Metadata is also extensively used in libraries to describe digital and non digital data. The library catalogues are form of metadata. Metadata is used to describe information objects ranging from published books to electronic data, artistic items, training materials and scientific knowledge. There are three main categories of metadata. 1. Descriptive: This type of metadata is used for the purpose of finding and locating information resource and includes elements such as abstract, title, author and keywords. 2. Structural: This type is used for compound objects and indicates how single objects were combined to form a compound one.

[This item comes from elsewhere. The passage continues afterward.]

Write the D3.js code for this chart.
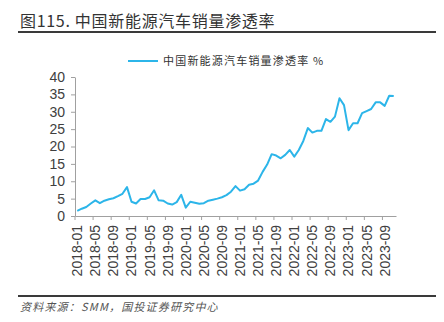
<!DOCTYPE html>
<html>
<head>
<meta charset="utf-8">
<script src="https://cdn.jsdelivr.net/npm/d3@7/dist/d3.min.js"></script>
<style>
  html, body { margin: 0; padding: 0; background: #fff; }
  svg { display: block; }
</style>
</head>
<body>
<svg id="chart" width="444" height="322"></svg>
<script>
const titleText = "图115. 中国新能源汽车销量渗透率";
const seriesName = "中国新能源汽车销量渗透率 %";
const sourceText = "资料来源：SMM，国投证券研究中心";

// Monthly categories 2018-01 … 2023-11
const startYear = 2018, monthCount = 71;
const months = d3.range(monthCount).map(i => {
  const y = startYear + Math.floor(i / 12), m = (i % 12) + 1;
  return y + "-" + String(m).padStart(2, "0");
});

// NEV sales penetration (%)
const penetration = [
  1.5, 2.1, 2.6, 3.6, 4.5, 3.7, 4.4, 4.8, 5.1, 5.7, 6.4, 8.3,
  4.1, 3.6, 4.9, 4.9, 5.4, 7.4, 4.5, 4.4, 3.6, 3.3, 4.0, 6.1,
  2.4, 4.1, 3.8, 3.5, 3.7, 4.4, 4.7, 5.0, 5.4, 6.0, 7.0, 8.6,
  7.3, 7.7, 9.0, 9.3, 10.2, 12.7, 14.8, 17.8, 17.4, 16.6, 17.6, 19.0,
  17.1, 19.0, 21.6, 25.3, 24.0, 24.5, 24.5, 27.9, 27.1, 28.6, 33.9, 31.9,
  24.7, 26.7, 26.7, 29.6, 30.2, 30.8, 32.7, 32.7, 31.7, 34.6, 34.5
];

const yTicks = [0, 5, 10, 15, 20, 25, 30, 35, 40];
const xTickLabels = ["2018-01","2018-05","2018-09","2019-01","2019-05","2019-09",
  "2020-01","2020-05","2020-09","2021-01","2021-05","2021-09",
  "2022-01","2022-05","2022-09","2023-01","2023-05","2023-09"];

const svg = d3.select("#chart");
const lineColor = "#2cb5e9";
const textColor = "#404040";
const axisColor = "#a0a0a0";

// Title
svg.append("text")
  .attr("x", 20).attr("y", 27)
  .attr("font-family", "'Noto Sans CJK SC', sans-serif")
  .attr("font-size", 16).attr("font-weight", 400)
  .attr("letter-spacing", 0.7)
  .attr("fill", "#333")
  .text(titleText);
svg.append("line").attr("x1", 18).attr("x2", 436).attr("y1", 32).attr("y2", 32)
  .attr("stroke", "#3a3a3a").attr("stroke-width", 2);

// Scales
const x = d3.scaleBand().domain(months).range([75, 396]).padding(0);
const y = d3.scaleLinear().domain([0, 40]).range([216, 77]);
const bw = x.bandwidth();

// Y axis
const yAxis = svg.append("g").attr("transform", "translate(75,0)")
  .call(d3.axisLeft(y).tickValues(yTicks).tickSize(4).tickSizeOuter(0).tickPadding(6));
yAxis.select(".domain").attr("stroke", axisColor);
yAxis.selectAll(".tick line").attr("stroke", axisColor);
yAxis.selectAll(".tick text")
  .attr("font-family", "'Liberation Sans', Arial, sans-serif")
  .attr("font-size", 14).attr("fill", textColor);

// X axis
const xAxis = svg.append("g").attr("transform", "translate(0,216)")
  .call(d3.axisBottom(x).tickValues(xTickLabels).tickSize(4).tickSizeOuter(0).tickFormat(""));
xAxis.select(".domain").attr("stroke", axisColor);
xAxis.selectAll(".tick line").attr("stroke", axisColor)
  .attr("transform", `translate(${-bw / 2},0)`);
xAxis.selectAll(".tick").append("text")
  .attr("transform", "translate(0,9) rotate(-90)")
  .attr("text-anchor", "end")
  .attr("dy", "0.35em")
  .attr("font-family", "'Liberation Sans', Arial, sans-serif")
  .attr("font-size", 14).attr("fill", textColor)
  .text(d => d);

// Line
const line = d3.line()
  .x((d, i) => x(months[i]) + bw / 2)
  .y(d => y(d));
svg.append("path").datum(penetration)
  .attr("d", line)
  .attr("fill", "none")
  .attr("stroke", lineColor)
  .attr("stroke-width", 2)
  .attr("stroke-linejoin", "round");

// Legend
svg.append("line").attr("x1", 128).attr("x2", 158).attr("y1", 61).attr("y2", 61)
  .attr("stroke", lineColor).attr("stroke-width", 2);
svg.append("text")
  .attr("x", 163).attr("y", 65)
  .attr("font-family", "'Noto Sans CJK SC', sans-serif")
  .attr("font-size", 11).attr("letter-spacing", 1.2)
  .attr("fill", "#333")
  .text(seriesName);

// Footer
svg.append("line").attr("x1", 18).attr("x2", 436).attr("y1", 296).attr("y2", 296)
  .attr("stroke", "#3a3a3a").attr("stroke-width", 2);
svg.append("text")
  .attr("x", 20).attr("y", 311)
  .attr("font-family", "'Noto Sans CJK SC', sans-serif")
  .attr("font-size", 11).attr("font-style", "italic")
  .attr("letter-spacing", 1.2)
  .attr("fill", "#555")
  .text(sourceText);
</script>
</body>
</html>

Such as how pages are organized to form chapters and subsequently how chapters are organized to form book. 3. Administrative: This type of metadata is used to manage information resource, such as date created, data and file type, who is authorized to access it and other technical info. The administrative metadata has two subsets. a. Rights management metadata: It is related to intellectual property rights. b. Preservation metadata: It contains information to archive and store information content. Hence metadata ensures safe haven of key information resources which is likely to be used in the future.
Examples There are many instances in which metadata have been used to describe other data and information. The libraries is a popular place where books are indexed using the metadata standard of Dewey Decimal System. This system is one of the oldest which uses 3 x 5 inch cards to contain information regarding the book, such as title, author, theme and brief abstract. Each book is also assigned an alpha numeric abbreviated code to indicate the location of book on the shelves. Nowadays libraries use MARC and AACR2 as the rules and standards to develop metadata about the resource.
It provides good bibliographic information about the information resource existing in the library. Apart from the textual data, images and videos also uses metadata to describe its content. Usually the metadata includes the name of the owner / creator, copyright info, the camera model and keywords. Some of the photographic metadata standards used are Information Interchange Model by IPTC (International Press Telecommunication Council), Core Schema by IPTC, Extensible Metadata Platform, Exchangeable Image File Format, Dublin Core and PLUS (Picture Licensing Universal System).
In videos, the transcripts or textual descriptions are very important component of metadata as it help computer to understand video content and subsequently make the video searchable on computer or internet. The most common use of metadata is in the creation of Web page. The language used to create web page is HTML (Hyper Text Mark-up Language) and XHTML (Extensible HTML). This language allows the web developer to store the metadata in the header of the web page. In HTML the metadata is known as meta-tags or elements. Every meta-element in a web page has four attributes, such as name, content, http-equiv and scheme.
For example, a web page normally contains two important attributes of meta-tags: <meta name=”title” content=”Welcome to the Web Page” /> <meta name=”date created” content=”10/8/2010” /> The search engine such as Google and Yahoo use this information to index the web page. Hence many organizations creatively use metadata for search engine optimization so that their web site is shown first when relevant keywords are searched by the user. Metadata Structure Metadata has a definite structure which is defined in metadata schemes. These schemes contain certain elements which define and describe another set of information resource.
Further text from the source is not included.